After the jump, The Shophound suggests six ways to make the sale a better, more successful experience for all involved

  1. GET ORGANIZED
    This season, the Sale had an ever changing configuration suggesting that nobody (or at least nobody decisive) was in charge of arranging the sale to allow for optimum shopping. This was particularly true in parts of the men's section, where at times there were three separate areas of casual trousers, for example, with no perceivable differences between them. The shirts were arbitrarily split up, and there were sweaters over here and some others over there... it was a confusing mess. Nobody's expecting full retail merchandising and service, but it shouldn't be so complicated just to shop for pants in your size.
  2. MOVE THE DAMN THING!
    Maybe its time to get this event out of the Chelsea Co-op, and into a bigger, more efficient space that might actually be a real warehouse. Granted, such spaces might be difficult to find in Manhattan, but we have seen them. A more efficient space would help goods sell faster, which might help Barneys' goal of shrinking the sale to about a week. Don't rule out the possibility of moving it to an easily accessible space in Brooklyn. People will go out of their way if you make it worth their while.

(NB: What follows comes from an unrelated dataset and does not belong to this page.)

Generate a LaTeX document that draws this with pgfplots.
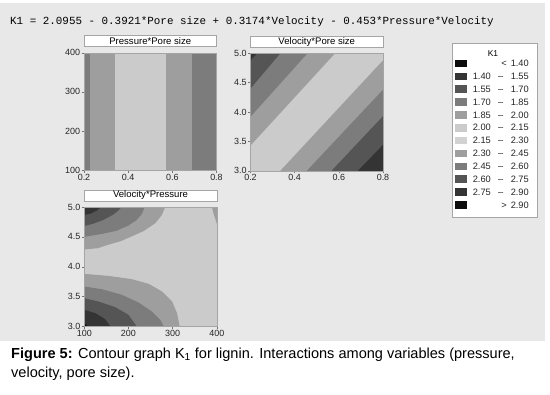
\documentclass[border=0pt]{standalone}
\usepackage{fontspec}
\setmainfont{Liberation Sans}
\setmonofont{Liberation Mono}
\usepackage{pgfplots}
\pgfplotsset{compat=1.18}

\definecolor{bg}{RGB}{232,232,232}
\definecolor{cA}{RGB}{12,12,12}
\definecolor{cB}{RGB}{52,52,52}
\definecolor{cC}{RGB}{85,85,85}
\definecolor{cD}{RGB}{124,124,124}
\definecolor{cE}{RGB}{158,158,158}
\definecolor{cF}{RGB}{203,203,203}
\definecolor{cG}{RGB}{210,210,210}
\definecolor{frm}{RGB}{165,165,165}

\pgfplotsset{
  panel/.style={
    scale only axis, width=132.5bp, height=117.5bp,
    axis on top, axis line style={draw=frm},
    tick pos=left, tick align=outside, major tick length=2.5bp,
    tick style={draw=black!55, line width=0.4pt},
    /pgf/number format/assume math mode=true,
    ticklabel style={font=\fontsize{9}{10}\selectfont, text=black!85, inner sep=1.2bp},
    title style={at={(0.5,1)}, anchor=south, fill=white, draw=frm,
      minimum width=132.5bp, minimum height=11bp, inner sep=0pt,
      font=\fontsize{9.6}{10}\selectfont},
  },
  fl/.style={fill=#1, draw=none, forget plot},
}

\newcommand{\rng}[2]{\makebox[20bp][l]{#1}\makebox[16bp]{–}\makebox[20bp][r]{#2}}

\begin{document}
\begin{tikzpicture}
\path[use as bounding box] (0,0) rectangle (550bp,-395bp);
\fill[bg] (0,-3bp) rectangle (545bp,-341bp);

\node[anchor=base west, inner sep=0pt, font=\ttfamily\fontsize{10.93}{12}\selectfont] at (10bp,-24bp)
  {K1 = 2.0955 - 0.3921*Pore size + 0.3174*Velocity - 0.453*Pressure*Velocity};

% ---------- Panel 1: Pressure*Pore size
\begin{axis}[panel, at={(84bp,-52.7bp)}, anchor=north west,
  xmin=0.2, xmax=0.8, ymin=100, ymax=400,
  xtick={0.2,0.4,0.6,0.8}, xticklabels={0.2,0.4,0.6,0.8},
  ytick={100,200,300,400}, yticklabels={100,200,300,400},
  title={Pressure*Pore size}]
\addplot[fl=cD] coordinates {(0.2,100) (0.8,100) (0.8,400) (0.2,400)} --cycle;
\addplot[fl=cE] coordinates {(0.227,100) (0.691,100) (0.691,400) (0.227,400)} --cycle;
\addplot[fl=cF] coordinates {(0.340,100) (0.571,100) (0.571,400) (0.340,400)} --cycle;
\end{axis}

% ---------- Panel 2: Velocity*Pore size
\begin{axis}[panel, at={(250.5bp,-53.3bp)}, anchor=north west,
  xmin=0.2, xmax=0.8, ymin=3, ymax=5,
  xtick={0.2,0.4,0.6,0.8}, xticklabels={0.2,0.4,0.6,0.8},
  ytick={3,3.5,4,4.5,5}, yticklabels={3.0,3.5,4.0,4.5,5.0},
  title={Velocity*Pore size}]
\addplot[fl=cF] coordinates {(0.2,3) (0.8,3) (0.8,5) (0.2,5)} --cycle;
\addplot[fl=cE] coordinates {(0.2,3.43) (0.583,5) (0.2,5)} --cycle;
\addplot[fl=cD] coordinates {(0.2,3.92) (0.458,5) (0.2,5)} --cycle;
\addplot[fl=cC] coordinates {(0.2,4.40) (0.335,5) (0.2,5)} --cycle;
\addplot[fl=cB] coordinates {(0.2,4.88) (0.23,5) (0.2,5)} --cycle;
\addplot[fl=cE] coordinates {(0.335,3) (0.8,4.88) (0.8,3)} --cycle;
\addplot[fl=cD] coordinates {(0.455,3) (0.8,4.38) (0.8,3)} --cycle;
\addplot[fl=cC] coordinates {(0.567,3) (0.8,3.93) (0.8,3)} --cycle;
\addplot[fl=cB] coordinates {(0.686,3) (0.8,3.44) (0.8,3)} --cycle;
\end{axis}

% ---------- Panel 3: Velocity*Pressure
\begin{axis}[panel, height=119.5bp, at={(84.3bp,-207bp)}, anchor=north west,
  xmin=100, xmax=400, ymin=3, ymax=5,
  xtick={100,200,300,400}, xticklabels={100,200,300,400},
  ytick={3,3.5,4,4.5,5}, yticklabels={3.0,3.5,4.0,4.5,5.0},
  title={Velocity*Pressure}]
\addplot[fl=cF] coordinates {(100,3) (400,3) (400,5) (100,5)} --cycle;
% top left
\addplot[fl=cE] coordinates {(100,5) (100,4.29) (130,4.31) (155,4.37) (183,4.43) (208,4.51) (235,4.60) (261,4.73) (276,4.87) (283,5)} --cycle;
\addplot[fl=cD] coordinates {(100,5) (100,4.50) (140,4.55) (172,4.60) (200,4.69) (218,4.78) (230,4.88) (237,5)} --cycle;
\addplot[fl=cC] coordinates {(100,5) (100,4.683) (120,4.72) (142,4.78) (165,4.87) (177,4.94) (184,5)} --cycle;
\addplot[fl=cB] coordinates {(100,5) (100,4.866) (115,4.89) (128,4.94) (138,5)} --cycle;
% top right wedge
\addplot[fl=cE] coordinates {(389,5) (393,4.88) (400,4.72) (400,5)} --cycle;
% bottom left
\addplot[fl=cE] coordinates {(100,3) (100,3.881) (155,3.847) (208,3.792) (246,3.713) (276,3.585) (299,3.418) (310,3.223) (316,3.0)} --cycle;
\addplot[fl=cD] coordinates {(100,3) (100,3.669) (140,3.624) (185,3.530) (223,3.401) (253,3.251) (272,3.112) (280,3.0)} --cycle;
\addplot[fl=cC] coordinates {(100,3) (100,3.474) (132,3.418) (170,3.324) (200,3.195) (219,3.0)} --cycle;
\addplot[fl=cB] coordinates {(100,3) (100,3.279) (125,3.223) (147,3.124) (159,3.0)} --cycle;
\addplot[fl=cA] coordinates {(100,3) (100,3.05) (108,3.0)} --cycle;
\end{axis}

% ---------- legend
\fill[white, draw=frm] (452bp,-43bp) rectangle (537bp,-217bp);
\node[font=\fontsize{8.5}{9}\selectfont] at (493bp,-54bp) {K1};
\foreach \c/\t [count=\i from 0] in {
  cA/{<}\hspace{4bp}1.40,
  cB/\rng{1.40}{1.55},
  cC/\rng{1.55}{1.70},
  cD/\rng{1.70}{1.85},
  cE/\rng{1.85}{2.00},
  cF/\rng{2.00}{2.15},
  cG/\rng{2.15}{2.30},
  cE/\rng{2.30}{2.45},
  cD/\rng{2.45}{2.60},
  cC/\rng{2.60}{2.75},
  cB/\rng{2.75}{2.90},
  cA/{>}\hspace{4bp}2.90}{
  \pgfmathsetmacro{\yy}{-63.5-12.85*\i}
  \fill[\c] (455bp,\yy bp-3.8bp) rectangle (467bp,\yy bp+3.8bp);
  \node[anchor=east, inner sep=0pt, font=\fontsize{9.3}{10}\selectfont, text=black!85] at (529bp,\yy bp) {\t};
}

% ---------- caption
\node[anchor=base west, inner sep=0pt, font=\fontsize{14.6}{16}\selectfont] at (11bp,-358.5bp)
  {\textbf{Figure 5:} Contour graph K\textsubscript{1} for lignin. Interactions among variables (pressure,};
\node[anchor=base west, inner sep=0pt, font=\fontsize{14.6}{16}\selectfont] at (11bp,-377bp)
  {velocity, pore size).};
\end{tikzpicture}
\end{document}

    The other obvious advantage for Barneys as a company would be that they wouldn't have to shut down the otherwise busy Chelsea Co-op location for a total of six weeks of full price selling per year.
  3. MARK DOWN IMMEDIATELY
    Experienced shoppers have learned that merchandise is not marked down again between Barneys' full-line stores' clearance and the Warehouse Sale. The weak crowds during the first days of this season's Sale suggest that nobody wants go to a dusty basement to pay the same price they could have paid a few weeks earlier in the comfort and more civilized atmosphere of a regular Barneys store. Starting with discounts on the first day would create a sense of urgency for customers to start shopping right away instead of waiting a few days or even a week for the inevitable additional savings.
  4. MARK YOUR PRICES CLEARLY
    This would seem obvious, but this season, we saw more and more merchandise with poorly marked prices, tags that had only the original full price, or, in many cases, partial, ripped tags that indicated no price at all. How, exactly, is anyone to decide to buy anything without knowing the price? This goes back to point #1, and reflects on the archaic markdown process at Barneys, which is the last major store in the city to use the inefficient practice of marking down price tags manually with red pens. Seriously.
    Will all the efforts Barneys management is making towards remodeling and updating the Madsion Avenue flagship, isn't it time to put some resources toward bringing their markdown systems into the 21st century?
  5. GET RID OF THE OLD GOODS
    This season, we saw more and more things that looked familiar from last season's sale, and the one before that, too. Why not mark this stuff down and get rid of it in a previous season section? Constantly seeing aged merchandise is one of the reasons that people are less excited about the Sale. As any shopkeeper knows, if nobody wanted it six months ago, nobody's going to want it now. Get rid of it.
  6. MANAGE OFF-PRICE MERCHANDISE MORE CAREFULLY
    Barneys has always supplemented the Warehouse Sale offerings with off-price merchandise that comes directly from vendors that was never sold in regular full-line stores. Sometimes this merchandise can include great bargains, particularly in sections like Men's Suits, but sometimes, especially when it doesn't sell well, it can overtake some sections like kudzu (or men's cargo pants). Maybe some of this merchandise should be put in its own special section and specially priced to move instead of clogging the racks and making it harder to shop for the stuff people really want.

Whether or not Barneys is interested in improving the sale, or even holding it at all anymore, is beyond us, but if they are going to keep having it, they ought to do it right.